(Records with drawing code)

========================================

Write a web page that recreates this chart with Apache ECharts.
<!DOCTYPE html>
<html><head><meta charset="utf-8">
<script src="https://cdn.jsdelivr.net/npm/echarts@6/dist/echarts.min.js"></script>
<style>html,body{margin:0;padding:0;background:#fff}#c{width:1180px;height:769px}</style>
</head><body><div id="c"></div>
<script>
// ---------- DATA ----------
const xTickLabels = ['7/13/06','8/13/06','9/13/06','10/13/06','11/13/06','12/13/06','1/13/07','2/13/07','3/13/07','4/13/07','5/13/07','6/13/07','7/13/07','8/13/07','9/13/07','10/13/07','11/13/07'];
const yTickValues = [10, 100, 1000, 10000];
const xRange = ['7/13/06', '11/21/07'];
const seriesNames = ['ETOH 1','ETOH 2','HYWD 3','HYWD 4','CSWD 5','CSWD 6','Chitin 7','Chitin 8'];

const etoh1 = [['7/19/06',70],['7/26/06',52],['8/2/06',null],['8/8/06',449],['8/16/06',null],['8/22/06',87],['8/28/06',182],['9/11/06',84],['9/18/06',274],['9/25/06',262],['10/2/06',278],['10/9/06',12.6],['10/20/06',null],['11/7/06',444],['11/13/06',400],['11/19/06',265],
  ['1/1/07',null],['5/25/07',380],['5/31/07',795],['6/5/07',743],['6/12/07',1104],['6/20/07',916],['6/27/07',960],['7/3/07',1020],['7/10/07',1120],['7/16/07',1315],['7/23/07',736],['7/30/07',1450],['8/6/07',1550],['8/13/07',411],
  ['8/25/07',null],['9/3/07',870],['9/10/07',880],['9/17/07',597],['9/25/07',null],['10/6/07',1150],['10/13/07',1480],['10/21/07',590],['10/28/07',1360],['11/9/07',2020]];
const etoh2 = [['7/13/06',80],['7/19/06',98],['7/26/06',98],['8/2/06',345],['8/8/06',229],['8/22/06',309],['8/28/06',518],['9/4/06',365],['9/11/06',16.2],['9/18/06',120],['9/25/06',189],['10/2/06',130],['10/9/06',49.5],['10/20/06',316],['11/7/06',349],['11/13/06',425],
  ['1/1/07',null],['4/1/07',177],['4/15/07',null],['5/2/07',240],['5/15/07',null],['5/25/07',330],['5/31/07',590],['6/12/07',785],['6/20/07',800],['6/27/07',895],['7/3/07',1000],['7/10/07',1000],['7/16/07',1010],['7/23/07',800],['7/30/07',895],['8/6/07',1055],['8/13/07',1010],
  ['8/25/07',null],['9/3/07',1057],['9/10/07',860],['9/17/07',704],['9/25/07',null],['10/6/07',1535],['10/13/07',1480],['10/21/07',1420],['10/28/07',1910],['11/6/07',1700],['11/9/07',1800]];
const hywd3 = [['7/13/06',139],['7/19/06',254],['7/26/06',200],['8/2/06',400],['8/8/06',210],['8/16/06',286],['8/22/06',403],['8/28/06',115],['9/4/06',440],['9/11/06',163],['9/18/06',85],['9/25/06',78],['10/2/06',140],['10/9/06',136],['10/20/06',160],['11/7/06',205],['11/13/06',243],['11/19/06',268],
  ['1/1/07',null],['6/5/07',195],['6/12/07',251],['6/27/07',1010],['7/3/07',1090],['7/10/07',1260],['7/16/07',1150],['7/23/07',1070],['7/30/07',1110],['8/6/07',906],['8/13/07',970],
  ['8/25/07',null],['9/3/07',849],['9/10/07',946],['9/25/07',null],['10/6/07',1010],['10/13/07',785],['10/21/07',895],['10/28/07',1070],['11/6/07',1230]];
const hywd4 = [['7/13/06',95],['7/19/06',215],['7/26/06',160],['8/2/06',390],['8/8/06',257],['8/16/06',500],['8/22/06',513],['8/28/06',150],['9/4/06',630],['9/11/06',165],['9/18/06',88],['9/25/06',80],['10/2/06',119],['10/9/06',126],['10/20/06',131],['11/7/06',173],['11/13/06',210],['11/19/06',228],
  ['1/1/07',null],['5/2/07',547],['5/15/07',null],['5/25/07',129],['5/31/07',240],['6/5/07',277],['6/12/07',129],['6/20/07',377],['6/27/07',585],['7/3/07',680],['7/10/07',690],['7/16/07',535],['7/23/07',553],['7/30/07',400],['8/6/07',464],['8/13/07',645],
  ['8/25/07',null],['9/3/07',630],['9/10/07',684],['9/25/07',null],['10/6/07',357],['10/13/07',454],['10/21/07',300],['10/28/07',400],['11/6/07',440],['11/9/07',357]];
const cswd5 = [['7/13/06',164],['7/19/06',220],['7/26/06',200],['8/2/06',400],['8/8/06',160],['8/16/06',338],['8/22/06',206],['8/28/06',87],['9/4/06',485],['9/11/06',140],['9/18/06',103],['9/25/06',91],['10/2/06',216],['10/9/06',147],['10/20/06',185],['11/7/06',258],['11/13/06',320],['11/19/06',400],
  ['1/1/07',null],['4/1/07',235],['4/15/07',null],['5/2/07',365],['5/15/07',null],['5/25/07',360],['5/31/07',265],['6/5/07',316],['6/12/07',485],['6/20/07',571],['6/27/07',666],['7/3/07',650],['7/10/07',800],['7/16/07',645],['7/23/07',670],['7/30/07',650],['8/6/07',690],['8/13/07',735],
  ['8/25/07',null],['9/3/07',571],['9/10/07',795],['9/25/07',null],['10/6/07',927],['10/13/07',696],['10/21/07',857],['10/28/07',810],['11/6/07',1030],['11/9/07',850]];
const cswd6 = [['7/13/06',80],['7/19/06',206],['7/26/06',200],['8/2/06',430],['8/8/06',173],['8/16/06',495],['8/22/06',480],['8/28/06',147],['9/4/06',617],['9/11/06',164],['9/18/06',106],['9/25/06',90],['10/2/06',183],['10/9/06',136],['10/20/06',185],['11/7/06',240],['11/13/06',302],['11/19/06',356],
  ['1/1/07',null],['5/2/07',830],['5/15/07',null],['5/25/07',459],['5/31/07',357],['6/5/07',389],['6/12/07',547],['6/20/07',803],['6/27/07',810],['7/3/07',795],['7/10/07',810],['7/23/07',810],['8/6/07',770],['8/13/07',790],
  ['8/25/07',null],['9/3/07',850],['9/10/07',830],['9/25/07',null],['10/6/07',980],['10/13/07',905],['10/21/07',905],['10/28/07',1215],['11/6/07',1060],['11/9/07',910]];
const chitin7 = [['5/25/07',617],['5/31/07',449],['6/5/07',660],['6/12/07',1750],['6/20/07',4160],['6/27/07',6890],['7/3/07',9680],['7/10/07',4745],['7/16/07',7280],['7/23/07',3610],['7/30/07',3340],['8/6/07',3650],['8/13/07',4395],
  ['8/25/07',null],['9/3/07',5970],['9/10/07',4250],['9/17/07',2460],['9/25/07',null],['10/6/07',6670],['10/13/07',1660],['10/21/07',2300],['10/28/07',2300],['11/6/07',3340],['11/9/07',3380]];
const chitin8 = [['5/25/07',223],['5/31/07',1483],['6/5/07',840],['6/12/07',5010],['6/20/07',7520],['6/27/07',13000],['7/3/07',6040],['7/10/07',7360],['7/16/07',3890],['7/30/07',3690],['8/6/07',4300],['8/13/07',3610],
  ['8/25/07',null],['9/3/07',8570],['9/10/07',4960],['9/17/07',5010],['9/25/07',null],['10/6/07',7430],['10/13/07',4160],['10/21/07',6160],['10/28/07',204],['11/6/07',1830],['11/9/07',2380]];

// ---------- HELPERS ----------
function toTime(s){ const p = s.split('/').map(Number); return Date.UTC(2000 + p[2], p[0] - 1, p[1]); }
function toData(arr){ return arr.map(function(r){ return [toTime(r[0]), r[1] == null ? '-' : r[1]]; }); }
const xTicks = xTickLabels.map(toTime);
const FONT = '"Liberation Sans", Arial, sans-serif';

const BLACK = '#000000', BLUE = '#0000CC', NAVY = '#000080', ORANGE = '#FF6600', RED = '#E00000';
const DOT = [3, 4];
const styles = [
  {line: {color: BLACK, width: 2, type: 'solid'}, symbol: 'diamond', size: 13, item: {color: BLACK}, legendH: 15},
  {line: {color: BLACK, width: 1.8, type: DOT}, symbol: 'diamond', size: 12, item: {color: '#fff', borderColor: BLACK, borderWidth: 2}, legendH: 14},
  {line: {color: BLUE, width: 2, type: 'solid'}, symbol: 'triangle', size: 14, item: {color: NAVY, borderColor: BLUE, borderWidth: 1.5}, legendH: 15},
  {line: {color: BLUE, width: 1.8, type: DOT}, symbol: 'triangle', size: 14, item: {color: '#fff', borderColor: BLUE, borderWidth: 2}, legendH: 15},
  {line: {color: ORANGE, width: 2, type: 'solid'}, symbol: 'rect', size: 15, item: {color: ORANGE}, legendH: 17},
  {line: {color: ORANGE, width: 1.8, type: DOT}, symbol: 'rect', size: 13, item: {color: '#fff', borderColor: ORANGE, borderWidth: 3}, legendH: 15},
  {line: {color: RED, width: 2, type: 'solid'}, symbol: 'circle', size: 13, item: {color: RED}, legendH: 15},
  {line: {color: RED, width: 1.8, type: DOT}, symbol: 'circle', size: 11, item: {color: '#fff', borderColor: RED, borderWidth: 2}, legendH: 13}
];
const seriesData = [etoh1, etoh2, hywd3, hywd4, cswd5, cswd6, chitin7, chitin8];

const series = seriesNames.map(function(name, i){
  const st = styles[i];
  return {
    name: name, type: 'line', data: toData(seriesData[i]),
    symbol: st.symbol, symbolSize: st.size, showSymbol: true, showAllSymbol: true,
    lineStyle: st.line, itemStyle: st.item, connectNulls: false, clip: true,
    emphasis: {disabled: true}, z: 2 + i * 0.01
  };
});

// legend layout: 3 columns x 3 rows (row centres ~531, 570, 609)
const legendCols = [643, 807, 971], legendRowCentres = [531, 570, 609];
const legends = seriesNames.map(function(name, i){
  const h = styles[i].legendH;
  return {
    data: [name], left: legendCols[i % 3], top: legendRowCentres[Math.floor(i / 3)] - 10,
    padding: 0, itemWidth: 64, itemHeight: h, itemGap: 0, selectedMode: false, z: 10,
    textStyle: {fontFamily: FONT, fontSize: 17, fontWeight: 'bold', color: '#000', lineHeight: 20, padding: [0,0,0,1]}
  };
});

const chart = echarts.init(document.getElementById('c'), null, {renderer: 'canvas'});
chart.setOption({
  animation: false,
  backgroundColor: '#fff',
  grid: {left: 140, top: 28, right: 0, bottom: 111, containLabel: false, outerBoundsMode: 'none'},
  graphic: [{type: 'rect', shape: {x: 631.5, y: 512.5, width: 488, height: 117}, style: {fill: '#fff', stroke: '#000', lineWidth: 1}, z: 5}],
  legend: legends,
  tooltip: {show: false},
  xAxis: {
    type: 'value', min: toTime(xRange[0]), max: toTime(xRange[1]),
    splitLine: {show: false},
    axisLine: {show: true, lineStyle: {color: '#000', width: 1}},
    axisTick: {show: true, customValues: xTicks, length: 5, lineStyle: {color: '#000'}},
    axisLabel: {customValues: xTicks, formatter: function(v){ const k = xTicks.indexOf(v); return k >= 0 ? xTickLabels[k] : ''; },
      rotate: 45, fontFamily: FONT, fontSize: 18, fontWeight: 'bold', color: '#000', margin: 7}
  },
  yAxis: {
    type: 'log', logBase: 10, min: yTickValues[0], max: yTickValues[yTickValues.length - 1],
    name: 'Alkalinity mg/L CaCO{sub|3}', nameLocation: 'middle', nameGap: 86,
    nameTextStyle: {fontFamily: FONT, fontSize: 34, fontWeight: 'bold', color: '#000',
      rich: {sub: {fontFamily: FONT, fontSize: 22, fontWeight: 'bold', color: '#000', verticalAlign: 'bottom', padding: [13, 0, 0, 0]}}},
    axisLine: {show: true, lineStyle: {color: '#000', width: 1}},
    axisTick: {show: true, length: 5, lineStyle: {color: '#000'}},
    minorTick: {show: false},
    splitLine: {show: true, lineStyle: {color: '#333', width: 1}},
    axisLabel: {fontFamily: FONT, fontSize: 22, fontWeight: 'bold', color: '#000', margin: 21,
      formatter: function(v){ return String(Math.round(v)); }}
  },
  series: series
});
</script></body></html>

========================================

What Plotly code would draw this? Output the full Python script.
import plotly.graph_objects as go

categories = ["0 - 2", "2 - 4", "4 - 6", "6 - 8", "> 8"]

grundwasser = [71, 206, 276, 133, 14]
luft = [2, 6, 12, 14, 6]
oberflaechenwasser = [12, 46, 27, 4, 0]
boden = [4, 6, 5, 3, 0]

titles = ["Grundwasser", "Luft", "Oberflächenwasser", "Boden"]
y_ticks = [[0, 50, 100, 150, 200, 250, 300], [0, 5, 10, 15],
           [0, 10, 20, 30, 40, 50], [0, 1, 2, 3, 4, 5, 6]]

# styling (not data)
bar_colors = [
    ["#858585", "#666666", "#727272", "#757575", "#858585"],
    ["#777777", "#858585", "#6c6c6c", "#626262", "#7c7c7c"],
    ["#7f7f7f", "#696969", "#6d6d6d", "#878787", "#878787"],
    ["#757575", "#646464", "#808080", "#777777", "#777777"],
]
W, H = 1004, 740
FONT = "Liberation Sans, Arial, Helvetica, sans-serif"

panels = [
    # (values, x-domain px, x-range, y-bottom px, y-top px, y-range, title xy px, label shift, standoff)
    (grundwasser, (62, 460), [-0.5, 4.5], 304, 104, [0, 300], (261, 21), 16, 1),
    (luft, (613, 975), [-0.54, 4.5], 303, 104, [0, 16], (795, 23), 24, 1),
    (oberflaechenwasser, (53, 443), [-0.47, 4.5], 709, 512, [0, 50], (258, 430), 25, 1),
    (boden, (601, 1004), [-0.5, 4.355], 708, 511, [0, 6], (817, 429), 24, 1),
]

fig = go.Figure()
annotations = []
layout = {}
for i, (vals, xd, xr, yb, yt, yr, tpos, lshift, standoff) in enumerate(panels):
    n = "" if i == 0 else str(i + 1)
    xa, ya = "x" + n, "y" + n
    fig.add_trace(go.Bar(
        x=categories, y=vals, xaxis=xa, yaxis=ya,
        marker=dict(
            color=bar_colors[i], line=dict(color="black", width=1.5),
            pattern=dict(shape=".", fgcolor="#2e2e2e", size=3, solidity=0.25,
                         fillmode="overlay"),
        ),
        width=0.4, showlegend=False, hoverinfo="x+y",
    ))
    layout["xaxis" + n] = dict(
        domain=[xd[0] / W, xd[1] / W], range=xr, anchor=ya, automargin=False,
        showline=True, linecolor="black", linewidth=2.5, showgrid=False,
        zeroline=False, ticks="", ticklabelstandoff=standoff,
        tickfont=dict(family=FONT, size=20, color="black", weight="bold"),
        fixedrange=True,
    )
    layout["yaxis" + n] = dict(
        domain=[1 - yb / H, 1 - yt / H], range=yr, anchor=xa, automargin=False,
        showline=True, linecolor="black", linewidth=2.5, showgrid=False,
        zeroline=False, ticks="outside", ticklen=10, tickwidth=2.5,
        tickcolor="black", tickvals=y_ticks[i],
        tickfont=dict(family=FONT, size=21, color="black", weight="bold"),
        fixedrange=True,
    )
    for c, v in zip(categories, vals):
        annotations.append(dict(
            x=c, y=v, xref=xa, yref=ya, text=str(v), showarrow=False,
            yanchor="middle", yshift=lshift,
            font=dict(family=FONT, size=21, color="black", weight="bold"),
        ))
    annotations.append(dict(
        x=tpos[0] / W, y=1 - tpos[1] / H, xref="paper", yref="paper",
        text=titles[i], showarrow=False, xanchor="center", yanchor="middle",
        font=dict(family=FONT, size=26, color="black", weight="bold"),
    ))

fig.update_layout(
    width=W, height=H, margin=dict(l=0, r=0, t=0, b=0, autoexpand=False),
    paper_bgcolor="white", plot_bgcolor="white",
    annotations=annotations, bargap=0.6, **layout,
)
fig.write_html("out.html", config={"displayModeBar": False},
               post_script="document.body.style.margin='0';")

========================================

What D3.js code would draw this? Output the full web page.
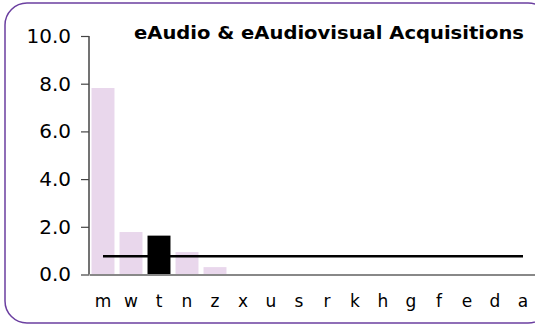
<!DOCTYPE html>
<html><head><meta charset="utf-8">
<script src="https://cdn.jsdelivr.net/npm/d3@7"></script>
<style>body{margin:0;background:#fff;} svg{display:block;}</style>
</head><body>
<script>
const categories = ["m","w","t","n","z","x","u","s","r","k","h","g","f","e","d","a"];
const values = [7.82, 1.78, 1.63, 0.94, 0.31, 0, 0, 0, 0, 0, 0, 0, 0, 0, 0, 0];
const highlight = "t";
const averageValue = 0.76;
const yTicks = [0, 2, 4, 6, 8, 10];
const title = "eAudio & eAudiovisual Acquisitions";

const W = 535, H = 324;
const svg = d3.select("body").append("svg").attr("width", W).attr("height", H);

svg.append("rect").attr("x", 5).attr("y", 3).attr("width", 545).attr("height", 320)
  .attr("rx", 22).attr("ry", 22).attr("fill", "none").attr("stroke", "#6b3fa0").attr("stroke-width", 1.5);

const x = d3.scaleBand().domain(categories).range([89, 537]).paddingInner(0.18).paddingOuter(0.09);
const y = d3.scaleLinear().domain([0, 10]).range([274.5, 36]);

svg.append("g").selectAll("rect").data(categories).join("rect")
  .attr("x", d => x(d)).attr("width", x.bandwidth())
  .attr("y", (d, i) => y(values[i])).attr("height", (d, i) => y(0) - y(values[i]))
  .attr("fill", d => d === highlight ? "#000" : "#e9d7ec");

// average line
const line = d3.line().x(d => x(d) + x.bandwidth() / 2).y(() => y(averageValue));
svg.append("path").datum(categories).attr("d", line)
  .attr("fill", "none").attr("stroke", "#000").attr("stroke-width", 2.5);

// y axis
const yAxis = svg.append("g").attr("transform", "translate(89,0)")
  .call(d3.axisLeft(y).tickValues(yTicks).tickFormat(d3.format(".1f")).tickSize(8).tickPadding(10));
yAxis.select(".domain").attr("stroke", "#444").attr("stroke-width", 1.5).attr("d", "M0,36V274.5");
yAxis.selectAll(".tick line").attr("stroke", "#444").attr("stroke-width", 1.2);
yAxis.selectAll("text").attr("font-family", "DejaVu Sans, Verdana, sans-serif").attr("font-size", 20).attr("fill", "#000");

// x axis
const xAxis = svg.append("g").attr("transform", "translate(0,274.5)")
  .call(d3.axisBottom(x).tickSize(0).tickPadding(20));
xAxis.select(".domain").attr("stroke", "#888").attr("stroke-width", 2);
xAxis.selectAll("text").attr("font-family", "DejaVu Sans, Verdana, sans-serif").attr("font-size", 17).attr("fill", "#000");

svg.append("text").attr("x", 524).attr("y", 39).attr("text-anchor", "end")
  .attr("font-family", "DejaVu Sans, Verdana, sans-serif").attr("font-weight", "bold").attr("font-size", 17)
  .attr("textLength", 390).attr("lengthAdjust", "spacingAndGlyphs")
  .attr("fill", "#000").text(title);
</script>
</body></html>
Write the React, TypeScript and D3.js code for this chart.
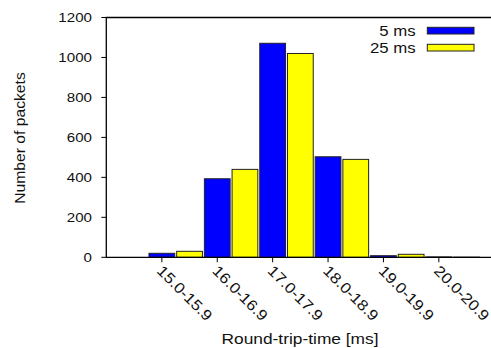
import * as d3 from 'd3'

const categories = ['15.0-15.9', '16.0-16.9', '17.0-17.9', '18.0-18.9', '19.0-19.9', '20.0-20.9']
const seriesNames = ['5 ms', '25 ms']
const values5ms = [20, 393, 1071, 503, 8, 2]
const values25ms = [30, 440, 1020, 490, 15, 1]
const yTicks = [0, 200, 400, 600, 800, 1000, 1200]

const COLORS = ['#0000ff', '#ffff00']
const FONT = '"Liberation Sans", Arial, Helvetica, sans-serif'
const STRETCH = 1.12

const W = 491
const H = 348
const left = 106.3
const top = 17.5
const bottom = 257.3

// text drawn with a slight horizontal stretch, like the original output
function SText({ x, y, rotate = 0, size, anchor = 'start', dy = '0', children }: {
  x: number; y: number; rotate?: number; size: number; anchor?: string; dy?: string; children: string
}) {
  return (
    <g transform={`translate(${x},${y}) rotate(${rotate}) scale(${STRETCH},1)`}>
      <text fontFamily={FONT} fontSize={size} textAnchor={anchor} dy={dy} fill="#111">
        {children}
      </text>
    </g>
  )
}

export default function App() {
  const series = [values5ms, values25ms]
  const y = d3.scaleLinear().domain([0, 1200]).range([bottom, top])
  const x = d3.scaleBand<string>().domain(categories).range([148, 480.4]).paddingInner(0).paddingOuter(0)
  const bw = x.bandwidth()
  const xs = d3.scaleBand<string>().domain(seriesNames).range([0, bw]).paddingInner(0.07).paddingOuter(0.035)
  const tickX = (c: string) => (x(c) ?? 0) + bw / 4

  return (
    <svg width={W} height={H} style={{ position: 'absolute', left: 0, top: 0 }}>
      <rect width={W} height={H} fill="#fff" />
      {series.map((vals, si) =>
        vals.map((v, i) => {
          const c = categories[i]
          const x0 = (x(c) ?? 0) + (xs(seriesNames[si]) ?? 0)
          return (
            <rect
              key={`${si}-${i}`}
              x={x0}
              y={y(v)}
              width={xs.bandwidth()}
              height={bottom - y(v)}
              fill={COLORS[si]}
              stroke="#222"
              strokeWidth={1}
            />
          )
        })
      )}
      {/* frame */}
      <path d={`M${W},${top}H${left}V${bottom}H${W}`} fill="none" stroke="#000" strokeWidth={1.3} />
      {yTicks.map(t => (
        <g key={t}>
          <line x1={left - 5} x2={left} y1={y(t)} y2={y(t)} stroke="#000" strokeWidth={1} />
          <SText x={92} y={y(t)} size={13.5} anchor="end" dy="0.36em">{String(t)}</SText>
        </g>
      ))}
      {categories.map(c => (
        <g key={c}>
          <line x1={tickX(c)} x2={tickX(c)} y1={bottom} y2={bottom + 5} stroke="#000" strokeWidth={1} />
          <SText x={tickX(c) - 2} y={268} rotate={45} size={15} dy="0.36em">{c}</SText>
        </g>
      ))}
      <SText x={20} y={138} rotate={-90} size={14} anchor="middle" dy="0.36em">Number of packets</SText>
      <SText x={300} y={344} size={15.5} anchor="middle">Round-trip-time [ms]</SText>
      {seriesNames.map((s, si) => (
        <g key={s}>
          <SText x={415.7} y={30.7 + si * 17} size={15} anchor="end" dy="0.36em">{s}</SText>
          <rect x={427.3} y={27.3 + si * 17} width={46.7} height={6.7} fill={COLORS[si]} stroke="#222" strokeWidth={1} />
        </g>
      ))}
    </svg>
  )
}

========================================

Exactly repeat the lines from the line with "What Plotly code" to the line with "boden = [4, 6, 5, 3, 0]", including both, and output nothing else.

→ PROBLEM SOLUTION:
What Plotly code would draw this? Output the full Python script.
import plotly.graph_objects as go

categories = ["0 - 2", "2 - 4", "4 - 6", "6 - 8", "> 8"]

grundwasser = [71, 206, 276, 133, 14]
luft = [2, 6, 12, 14, 6]
oberflaechenwasser = [12, 46, 27, 4, 0]
boden = [4, 6, 5, 3, 0]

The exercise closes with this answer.